**WHAT IS NEEDED:** Write out the data below exactly as given, without any of its pictures.

■ ■ ■ ■ ■ ■ ■

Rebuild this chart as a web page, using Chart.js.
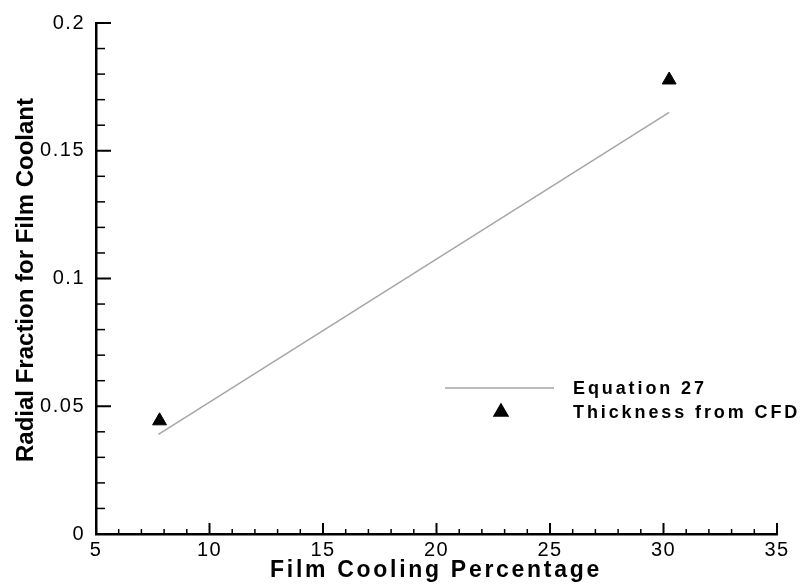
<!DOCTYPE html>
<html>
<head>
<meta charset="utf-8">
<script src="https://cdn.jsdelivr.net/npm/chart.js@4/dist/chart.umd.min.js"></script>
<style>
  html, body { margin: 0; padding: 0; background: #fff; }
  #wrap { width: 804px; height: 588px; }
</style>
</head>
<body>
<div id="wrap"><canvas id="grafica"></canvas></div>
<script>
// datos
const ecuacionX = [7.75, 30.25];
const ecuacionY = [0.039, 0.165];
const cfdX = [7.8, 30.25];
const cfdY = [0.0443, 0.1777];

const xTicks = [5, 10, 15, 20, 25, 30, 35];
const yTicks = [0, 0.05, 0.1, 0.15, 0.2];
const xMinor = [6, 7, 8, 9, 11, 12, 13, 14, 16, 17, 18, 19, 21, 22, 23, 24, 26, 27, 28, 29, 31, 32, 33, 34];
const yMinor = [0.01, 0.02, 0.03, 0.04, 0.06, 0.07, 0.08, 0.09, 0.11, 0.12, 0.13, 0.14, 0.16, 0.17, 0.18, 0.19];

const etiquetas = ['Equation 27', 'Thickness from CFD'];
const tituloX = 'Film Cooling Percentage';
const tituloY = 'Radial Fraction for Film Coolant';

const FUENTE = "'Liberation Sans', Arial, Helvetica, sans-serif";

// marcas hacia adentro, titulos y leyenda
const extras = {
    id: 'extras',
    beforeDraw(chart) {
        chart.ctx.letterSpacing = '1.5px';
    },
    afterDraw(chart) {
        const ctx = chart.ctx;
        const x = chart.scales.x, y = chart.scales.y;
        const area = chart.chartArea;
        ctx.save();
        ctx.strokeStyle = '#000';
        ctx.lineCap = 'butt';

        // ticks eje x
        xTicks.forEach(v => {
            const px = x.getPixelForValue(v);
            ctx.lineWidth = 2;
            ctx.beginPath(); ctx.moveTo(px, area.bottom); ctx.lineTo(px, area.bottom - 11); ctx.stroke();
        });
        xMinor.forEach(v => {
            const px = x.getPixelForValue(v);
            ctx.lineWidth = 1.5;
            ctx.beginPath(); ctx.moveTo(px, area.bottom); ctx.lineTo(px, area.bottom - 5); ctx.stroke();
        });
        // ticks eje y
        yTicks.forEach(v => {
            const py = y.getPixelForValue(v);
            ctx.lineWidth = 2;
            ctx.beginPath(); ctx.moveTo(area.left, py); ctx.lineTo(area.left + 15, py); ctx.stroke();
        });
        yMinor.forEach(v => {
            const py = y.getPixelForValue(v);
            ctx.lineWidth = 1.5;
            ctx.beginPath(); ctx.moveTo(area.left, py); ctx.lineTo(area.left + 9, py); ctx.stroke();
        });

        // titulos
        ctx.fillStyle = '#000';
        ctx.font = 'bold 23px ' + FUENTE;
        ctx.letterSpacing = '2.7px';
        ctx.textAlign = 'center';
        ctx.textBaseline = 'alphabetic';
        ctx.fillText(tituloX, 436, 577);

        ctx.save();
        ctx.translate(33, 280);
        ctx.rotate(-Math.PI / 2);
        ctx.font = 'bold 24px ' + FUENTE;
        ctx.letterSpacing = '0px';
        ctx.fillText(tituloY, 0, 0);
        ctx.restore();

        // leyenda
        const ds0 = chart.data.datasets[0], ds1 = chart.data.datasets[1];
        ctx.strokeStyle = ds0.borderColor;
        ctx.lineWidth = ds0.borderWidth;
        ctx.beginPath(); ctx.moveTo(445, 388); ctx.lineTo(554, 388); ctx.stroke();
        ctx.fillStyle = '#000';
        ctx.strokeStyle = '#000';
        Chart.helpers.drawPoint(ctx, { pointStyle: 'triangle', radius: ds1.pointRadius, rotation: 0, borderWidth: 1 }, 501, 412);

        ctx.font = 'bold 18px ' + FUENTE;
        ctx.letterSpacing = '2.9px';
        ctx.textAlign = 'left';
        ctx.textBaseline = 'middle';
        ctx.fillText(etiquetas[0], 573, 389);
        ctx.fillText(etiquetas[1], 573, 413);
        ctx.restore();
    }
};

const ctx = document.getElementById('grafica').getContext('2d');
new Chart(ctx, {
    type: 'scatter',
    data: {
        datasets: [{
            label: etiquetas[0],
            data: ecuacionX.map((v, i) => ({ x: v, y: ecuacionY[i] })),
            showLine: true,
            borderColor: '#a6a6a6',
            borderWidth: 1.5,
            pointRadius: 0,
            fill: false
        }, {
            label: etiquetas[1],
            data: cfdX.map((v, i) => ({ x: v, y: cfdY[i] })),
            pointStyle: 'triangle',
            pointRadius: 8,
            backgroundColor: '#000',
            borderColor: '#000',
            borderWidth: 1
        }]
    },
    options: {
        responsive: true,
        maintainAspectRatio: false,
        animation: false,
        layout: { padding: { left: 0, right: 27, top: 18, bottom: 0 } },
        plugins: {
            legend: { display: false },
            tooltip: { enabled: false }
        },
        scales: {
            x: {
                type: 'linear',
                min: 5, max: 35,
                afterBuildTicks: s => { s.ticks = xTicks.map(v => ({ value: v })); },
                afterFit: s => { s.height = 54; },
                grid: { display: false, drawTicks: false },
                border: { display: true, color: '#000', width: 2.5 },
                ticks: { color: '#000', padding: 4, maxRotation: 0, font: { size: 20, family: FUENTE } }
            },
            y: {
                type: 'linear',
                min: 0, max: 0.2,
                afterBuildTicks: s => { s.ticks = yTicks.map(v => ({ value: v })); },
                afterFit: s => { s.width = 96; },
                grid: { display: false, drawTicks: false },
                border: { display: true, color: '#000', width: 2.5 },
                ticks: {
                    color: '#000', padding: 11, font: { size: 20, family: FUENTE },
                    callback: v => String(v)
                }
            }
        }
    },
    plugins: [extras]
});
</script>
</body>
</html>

■ ■ ■ ■ ■ ■ ■

**COMPLETED EXERCISE:**
Rebuild this chart as a web page, using Chart.js.
<!DOCTYPE html>
<html>
<head>
<meta charset="utf-8">
<script src="https://cdn.jsdelivr.net/npm/chart.js@4/dist/chart.umd.min.js"></script>
<style>
  html, body { margin: 0; padding: 0; background: #fff; }
  #wrap { width: 804px; height: 588px; }
</style>
</head>
<body>
<div id="wrap"><canvas id="grafica"></canvas></div>
<script>
// datos
const ecuacionX = [7.75, 30.25];
const ecuacionY = [0.039, 0.165];
const cfdX = [7.8, 30.25];
const cfdY = [0.0443, 0.1777];

const xTicks = [5, 10, 15, 20, 25, 30, 35];
const yTicks = [0, 0.05, 0.1, 0.15, 0.2];
const xMinor = [6, 7, 8, 9, 11, 12, 13, 14, 16, 17, 18, 19, 21, 22, 23, 24, 26, 27, 28, 29, 31, 32, 33, 34];
const yMinor = [0.01, 0.02, 0.03, 0.04, 0.06, 0.07, 0.08, 0.09, 0.11, 0.12, 0.13, 0.14, 0.16, 0.17, 0.18, 0.19];

const etiquetas = ['Equation 27', 'Thickness from CFD'];
const tituloX = 'Film Cooling Percentage';
const tituloY = 'Radial Fraction for Film Coolant';

const FUENTE = "'Liberation Sans', Arial, Helvetica, sans-serif";

// marcas hacia adentro, titulos y leyenda
const extras = {
    id: 'extras',
    beforeDraw(chart) {
        chart.ctx.letterSpacing = '1.5px';
    },
    afterDraw(chart) {
        const ctx = chart.ctx;
        const x = chart.scales.x, y = chart.scales.y;
        const area = chart.chartArea;
        ctx.save();
        ctx.strokeStyle = '#000';
        ctx.lineCap = 'butt';

        // ticks eje x
        xTicks.forEach(v => {
            const px = x.getPixelForValue(v);
            ctx.lineWidth = 2;
            ctx.beginPath(); ctx.moveTo(px, area.bottom); ctx.lineTo(px, area.bottom - 11); ctx.stroke();
        });
        xMinor.forEach(v => {
            const px = x.getPixelForValue(v);
            ctx.lineWidth = 1.5;
            ctx.beginPath(); ctx.moveTo(px, area.bottom); ctx.lineTo(px, area.bottom - 5); ctx.stroke();
        });
        // ticks eje y
        yTicks.forEach(v => {
            const py = y.getPixelForValue(v);
            ctx.lineWidth = 2;
            ctx.beginPath(); ctx.moveTo(area.left, py); ctx.lineTo(area.left + 15, py); ctx.stroke();
        });
        yMinor.forEach(v => {
            const py = y.getPixelForValue(v);
            ctx.lineWidth = 1.5;
            ctx.beginPath(); ctx.moveTo(area.left, py); ctx.lineTo(area.left + 9, py); ctx.stroke();
        });

        // titulos
        ctx.fillStyle = '#000';
        ctx.font = 'bold 23px ' + FUENTE;
        ctx.letterSpacing = '2.7px';
        ctx.textAlign = 'center';
        ctx.textBaseline = 'alphabetic';
        ctx.fillText(tituloX, 436, 577);

        ctx.save();
        ctx.translate(33, 280);
        ctx.rotate(-Math.PI / 2);
        ctx.font = 'bold 24px ' + FUENTE;
        ctx.letterSpacing = '0px';
        ctx.fillText(tituloY, 0, 0);
        ctx.restore();

        // leyenda
        const ds0 = chart.data.datasets[0], ds1 = chart.data.datasets[1];
        ctx.strokeStyle = ds0.borderColor;
        ctx.lineWidth = ds0.borderWidth;
        ctx.beginPath(); ctx.moveTo(445, 388); ctx.lineTo(554, 388); ctx.stroke();
        ctx.fillStyle = '#000';
        ctx.strokeStyle = '#000';
        Chart.helpers.drawPoint(ctx, { pointStyle: 'triangle', radius: ds1.pointRadius, rotation: 0, borderWidth: 1 }, 501, 412);

        ctx.font = 'bold 18px ' + FUENTE;
        ctx.letterSpacing = '2.9px';
        ctx.textAlign = 'left';
        ctx.textBaseline = 'middle';
        ctx.fillText(etiquetas[0], 573, 389);
        ctx.fillText(etiquetas[1], 573, 413);
        ctx.restore();
    }
};

const ctx = document.getElementById('grafica').getContext('2d');
new Chart(ctx, {
    type: 'scatter',
    data: {
        datasets: [{
            label: etiquetas[0],
            data: ecuacionX.map((v, i) => ({ x: v, y: ecuacionY[i] })),
            showLine: true,
            borderColor: '#a6a6a6',
            borderWidth: 1.5,
            pointRadius: 0,
            fill: false
        }, {
            label: etiquetas[1],
            data: cfdX.map((v, i) => ({ x: v, y: cfdY[i] })),
            pointStyle: 'triangle',
            pointRadius: 8,
            backgroundColor: '#000',
            borderColor: '#000',
            borderWidth: 1
        }]
    },
    options: {
        responsive: true,
        maintainAspectRatio: false,
        animation: false,
        layout: { padding: { left: 0, right: 27, top: 18, bottom: 0 } },
        plugins: {
            legend: { display: false },
            tooltip: { enabled: false }
        },
        scales: {
            x: {
                type: 'linear',
                min: 5, max: 35,
                afterBuildTicks: s => { s.ticks = xTicks.map(v => ({ value: v })); },
                afterFit: s => { s.height = 54; },
                grid: { display: false, drawTicks: false },
                border: { display: true, color: '#000', width: 2.5 },
                ticks: { color: '#000', padding: 4, maxRotation: 0, font: { size: 20, family: FUENTE } }
            },
            y: {
                type: 'linear',
                min: 0, max: 0.2,
                afterBuildTicks: s => { s.ticks = yTicks.map(v => ({ value: v })); },
                afterFit: s => { s.width = 96; },
                grid: { display: false, drawTicks: false },
                border: { display: true, color: '#000', width: 2.5 },
                ticks: {
                    color: '#000', padding: 11, font: { size: 20, family: FUENTE },
                    callback: v => String(v)
                }
            }
        }
    },
    plugins: [extras]
});
</script>
</body>
</html>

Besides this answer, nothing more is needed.